12 Years Avoids Oscar’s Paint By Numbers

Pronounce it with me, people. E-Chew-It-Tell Edge-E-O-Four. Bam, who said you couldn’t learn something from my blog?

Sometimes, when I’m out on a date with a hottie with a naughty body, I just know the chick is putting on a facade. The right words roll off her tongue. Her makeup is almost too perfect. And, if she’s exceptionally eager, she’ll even know a thing or two about Scorsese’s career. The point is: everything is flawless but it never seems genuine. It seems like she’s trying to be something that’ll impress me, instead of just showing her tits and actually impressing me. And that’s basically the same feeling I have when I watch certain quote unquote Oscar films.

Take The King’s Speech, I can’t technically say a bad word about that film. It’s a sturdy film. The cinematography is clever. The acting is exceptional. And there’s a clear emotional through-line from beginning to end. It talks, walks, and acts like an Oscar-winning movie should be. And that’s the problem. It wasn’t created out of love. It was assembled to win prizes.

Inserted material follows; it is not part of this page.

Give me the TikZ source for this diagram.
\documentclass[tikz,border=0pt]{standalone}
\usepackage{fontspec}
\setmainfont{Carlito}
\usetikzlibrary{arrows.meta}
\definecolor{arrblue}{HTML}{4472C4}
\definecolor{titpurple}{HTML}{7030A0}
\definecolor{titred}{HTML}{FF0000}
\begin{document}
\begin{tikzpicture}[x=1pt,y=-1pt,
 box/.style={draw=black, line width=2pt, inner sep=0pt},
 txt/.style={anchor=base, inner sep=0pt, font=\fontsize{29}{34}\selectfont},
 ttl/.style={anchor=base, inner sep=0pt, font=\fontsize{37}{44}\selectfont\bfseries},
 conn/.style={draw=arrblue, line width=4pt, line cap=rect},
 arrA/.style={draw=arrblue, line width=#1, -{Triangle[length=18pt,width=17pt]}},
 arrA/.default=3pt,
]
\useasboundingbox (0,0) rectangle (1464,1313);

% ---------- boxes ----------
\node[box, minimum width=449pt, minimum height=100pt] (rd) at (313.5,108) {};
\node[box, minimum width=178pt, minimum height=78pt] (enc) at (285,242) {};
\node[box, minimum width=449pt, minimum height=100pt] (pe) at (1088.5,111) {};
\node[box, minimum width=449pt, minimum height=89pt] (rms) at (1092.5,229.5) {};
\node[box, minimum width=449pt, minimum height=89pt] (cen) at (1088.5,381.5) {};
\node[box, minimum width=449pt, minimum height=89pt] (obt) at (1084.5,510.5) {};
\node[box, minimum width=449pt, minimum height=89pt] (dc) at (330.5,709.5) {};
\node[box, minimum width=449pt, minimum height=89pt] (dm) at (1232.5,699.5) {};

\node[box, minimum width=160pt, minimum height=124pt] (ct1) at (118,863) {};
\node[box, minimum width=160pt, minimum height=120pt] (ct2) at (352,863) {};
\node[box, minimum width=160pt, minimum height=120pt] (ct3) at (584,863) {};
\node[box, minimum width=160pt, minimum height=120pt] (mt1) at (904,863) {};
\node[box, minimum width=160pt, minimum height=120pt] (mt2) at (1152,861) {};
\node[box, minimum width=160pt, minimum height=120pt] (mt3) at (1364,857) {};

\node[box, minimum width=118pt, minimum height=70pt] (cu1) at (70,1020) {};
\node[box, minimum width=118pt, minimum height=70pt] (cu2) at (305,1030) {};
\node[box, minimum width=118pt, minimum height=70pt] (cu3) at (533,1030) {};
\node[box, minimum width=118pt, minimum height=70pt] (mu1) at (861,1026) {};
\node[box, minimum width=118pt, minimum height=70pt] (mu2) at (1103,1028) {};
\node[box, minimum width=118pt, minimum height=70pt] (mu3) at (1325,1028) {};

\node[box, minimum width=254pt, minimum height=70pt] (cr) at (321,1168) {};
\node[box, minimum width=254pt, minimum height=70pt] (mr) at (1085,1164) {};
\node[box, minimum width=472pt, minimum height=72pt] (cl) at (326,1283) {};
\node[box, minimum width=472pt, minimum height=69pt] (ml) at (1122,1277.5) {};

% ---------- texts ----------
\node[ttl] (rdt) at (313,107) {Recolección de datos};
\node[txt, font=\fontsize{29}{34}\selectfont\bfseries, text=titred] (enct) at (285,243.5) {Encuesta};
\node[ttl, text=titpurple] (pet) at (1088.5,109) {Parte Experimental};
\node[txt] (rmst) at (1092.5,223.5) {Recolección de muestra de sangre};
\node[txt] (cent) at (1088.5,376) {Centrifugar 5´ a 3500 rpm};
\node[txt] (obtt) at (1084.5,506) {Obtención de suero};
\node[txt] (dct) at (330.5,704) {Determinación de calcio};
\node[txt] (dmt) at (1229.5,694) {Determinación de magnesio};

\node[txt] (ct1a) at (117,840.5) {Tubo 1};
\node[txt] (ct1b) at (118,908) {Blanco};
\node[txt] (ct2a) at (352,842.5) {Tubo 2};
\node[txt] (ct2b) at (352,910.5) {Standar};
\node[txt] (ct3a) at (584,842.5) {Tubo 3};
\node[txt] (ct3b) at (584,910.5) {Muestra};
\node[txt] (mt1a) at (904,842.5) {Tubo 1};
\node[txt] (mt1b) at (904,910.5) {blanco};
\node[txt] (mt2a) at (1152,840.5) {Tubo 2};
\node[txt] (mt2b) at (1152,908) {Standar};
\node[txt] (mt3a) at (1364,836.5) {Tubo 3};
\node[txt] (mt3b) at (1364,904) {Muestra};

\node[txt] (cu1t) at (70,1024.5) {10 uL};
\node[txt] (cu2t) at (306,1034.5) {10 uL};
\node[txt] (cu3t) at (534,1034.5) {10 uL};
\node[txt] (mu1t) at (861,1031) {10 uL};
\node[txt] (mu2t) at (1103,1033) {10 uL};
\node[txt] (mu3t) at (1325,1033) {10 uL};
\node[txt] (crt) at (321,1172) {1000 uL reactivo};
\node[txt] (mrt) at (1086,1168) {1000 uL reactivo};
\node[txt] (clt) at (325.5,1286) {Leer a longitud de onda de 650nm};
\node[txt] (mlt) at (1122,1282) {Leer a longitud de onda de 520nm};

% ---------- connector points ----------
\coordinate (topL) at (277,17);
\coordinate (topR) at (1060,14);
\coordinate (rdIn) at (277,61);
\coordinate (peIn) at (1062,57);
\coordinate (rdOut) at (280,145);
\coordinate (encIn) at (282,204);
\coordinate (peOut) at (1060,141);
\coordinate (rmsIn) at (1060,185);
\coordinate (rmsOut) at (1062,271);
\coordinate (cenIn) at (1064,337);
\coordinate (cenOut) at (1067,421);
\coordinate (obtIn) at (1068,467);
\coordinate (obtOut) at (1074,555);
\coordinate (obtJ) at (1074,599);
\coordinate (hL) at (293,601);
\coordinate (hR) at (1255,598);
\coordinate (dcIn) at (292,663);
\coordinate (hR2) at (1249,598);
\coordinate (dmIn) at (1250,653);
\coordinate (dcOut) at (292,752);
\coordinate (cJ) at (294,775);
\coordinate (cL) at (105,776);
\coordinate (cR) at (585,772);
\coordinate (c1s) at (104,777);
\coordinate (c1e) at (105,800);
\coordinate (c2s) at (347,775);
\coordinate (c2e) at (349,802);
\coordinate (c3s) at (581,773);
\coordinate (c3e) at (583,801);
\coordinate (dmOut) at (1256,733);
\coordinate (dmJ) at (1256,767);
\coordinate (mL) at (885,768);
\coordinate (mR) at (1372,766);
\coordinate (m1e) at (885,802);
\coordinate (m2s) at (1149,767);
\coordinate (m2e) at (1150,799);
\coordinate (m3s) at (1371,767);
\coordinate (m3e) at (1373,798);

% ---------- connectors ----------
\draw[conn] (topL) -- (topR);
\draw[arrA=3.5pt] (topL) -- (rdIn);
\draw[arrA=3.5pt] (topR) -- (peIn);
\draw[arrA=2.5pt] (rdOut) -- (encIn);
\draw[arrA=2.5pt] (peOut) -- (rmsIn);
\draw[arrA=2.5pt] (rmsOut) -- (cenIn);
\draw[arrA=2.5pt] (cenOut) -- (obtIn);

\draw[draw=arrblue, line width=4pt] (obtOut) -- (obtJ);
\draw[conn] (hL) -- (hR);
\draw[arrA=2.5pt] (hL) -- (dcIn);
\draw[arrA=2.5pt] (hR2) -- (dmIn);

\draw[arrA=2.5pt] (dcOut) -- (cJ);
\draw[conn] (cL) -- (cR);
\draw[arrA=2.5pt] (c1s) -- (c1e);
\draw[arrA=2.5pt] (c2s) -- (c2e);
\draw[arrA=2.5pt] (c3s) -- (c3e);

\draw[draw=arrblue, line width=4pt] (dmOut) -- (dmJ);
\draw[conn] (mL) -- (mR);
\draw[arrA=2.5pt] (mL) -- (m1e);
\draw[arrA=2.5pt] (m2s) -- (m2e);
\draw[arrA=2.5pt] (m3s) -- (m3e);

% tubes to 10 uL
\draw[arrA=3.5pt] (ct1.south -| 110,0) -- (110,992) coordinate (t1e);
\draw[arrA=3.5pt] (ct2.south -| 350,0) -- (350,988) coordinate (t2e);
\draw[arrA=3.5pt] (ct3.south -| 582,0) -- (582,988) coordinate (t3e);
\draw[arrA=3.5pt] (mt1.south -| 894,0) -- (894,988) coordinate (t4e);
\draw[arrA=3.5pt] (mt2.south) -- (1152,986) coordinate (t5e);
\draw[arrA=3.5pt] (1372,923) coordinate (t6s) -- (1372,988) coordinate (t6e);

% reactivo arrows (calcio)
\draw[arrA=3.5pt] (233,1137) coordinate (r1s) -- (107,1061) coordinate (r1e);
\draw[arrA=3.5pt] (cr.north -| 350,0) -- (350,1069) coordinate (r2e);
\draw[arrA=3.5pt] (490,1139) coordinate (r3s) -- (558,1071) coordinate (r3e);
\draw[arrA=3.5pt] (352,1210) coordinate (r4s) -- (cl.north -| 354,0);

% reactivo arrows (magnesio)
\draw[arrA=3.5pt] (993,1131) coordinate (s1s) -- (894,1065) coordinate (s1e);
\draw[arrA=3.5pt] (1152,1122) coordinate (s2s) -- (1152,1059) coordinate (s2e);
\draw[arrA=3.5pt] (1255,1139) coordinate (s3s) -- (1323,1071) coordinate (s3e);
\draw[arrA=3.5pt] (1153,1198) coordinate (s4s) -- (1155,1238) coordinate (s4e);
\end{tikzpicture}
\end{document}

Do you know what film was different, fresh, and exciting the very same year The King’s Speech won? The Social Network. It was a timely parable about greed in America, and the cost of success. And it was unlike anything else nominated that year. But it didn’t walk the Oscar walk. And you know which film won, despite the fact that it didn’t push the art of film forward? That’s right, The King’s Speech.

You see, some movies don’t want to be remembered, or stand the test of time. They just want an award. The creators think if you make it historical, add high-caliber actors with accents, and be long and boring, you can win an Oscar. And they’re generally right. Which is why I was worried about 12 Years a Slave. It looked less like an amazing film and more like uninspired Oscar bait. But, don’t worry folks, 12 Years of Slave is incredibly inspired.

Cause, yes, there’s a lot that’s textbook Oscar in his film. It’s historical. And the cast is downright amazing. They all even use accents of various Southern fried sorts. But director Steve McQueen- (Who, as an aside, directed the equally radical Shame. Check it out, I swear it isn’t just soft core porn.)- isn’t just painting by numbers. His passion for this story really shines through in bold, interesting choices.

For instance, most films dealing with slavery tend to shy away from the actual violence that was part and parcel with human bondage. But 12 Years puts it front and center, almost daring the viewer to look away. There are some scenes of brutality that last a good two minutes longer than they should. And the effect is a strong one. McQueen doesn’t want the viewer to be able to escape the atrocities done to slaves. He wants us to feel them. And, believe me, for the length he holds his shots in this movie, you’d be an emotionless zombie not to feel something.

So, thank the Cinema Gods, 12 Years a Slave actually has some real juice. It’s a great movie that should be required viewing for people with morals. And, come Oscar time, I’m sure it’ll clean up. And, while Gravity is the younger, leaner film, 12 Years is completely deserving of everything it has coming to it.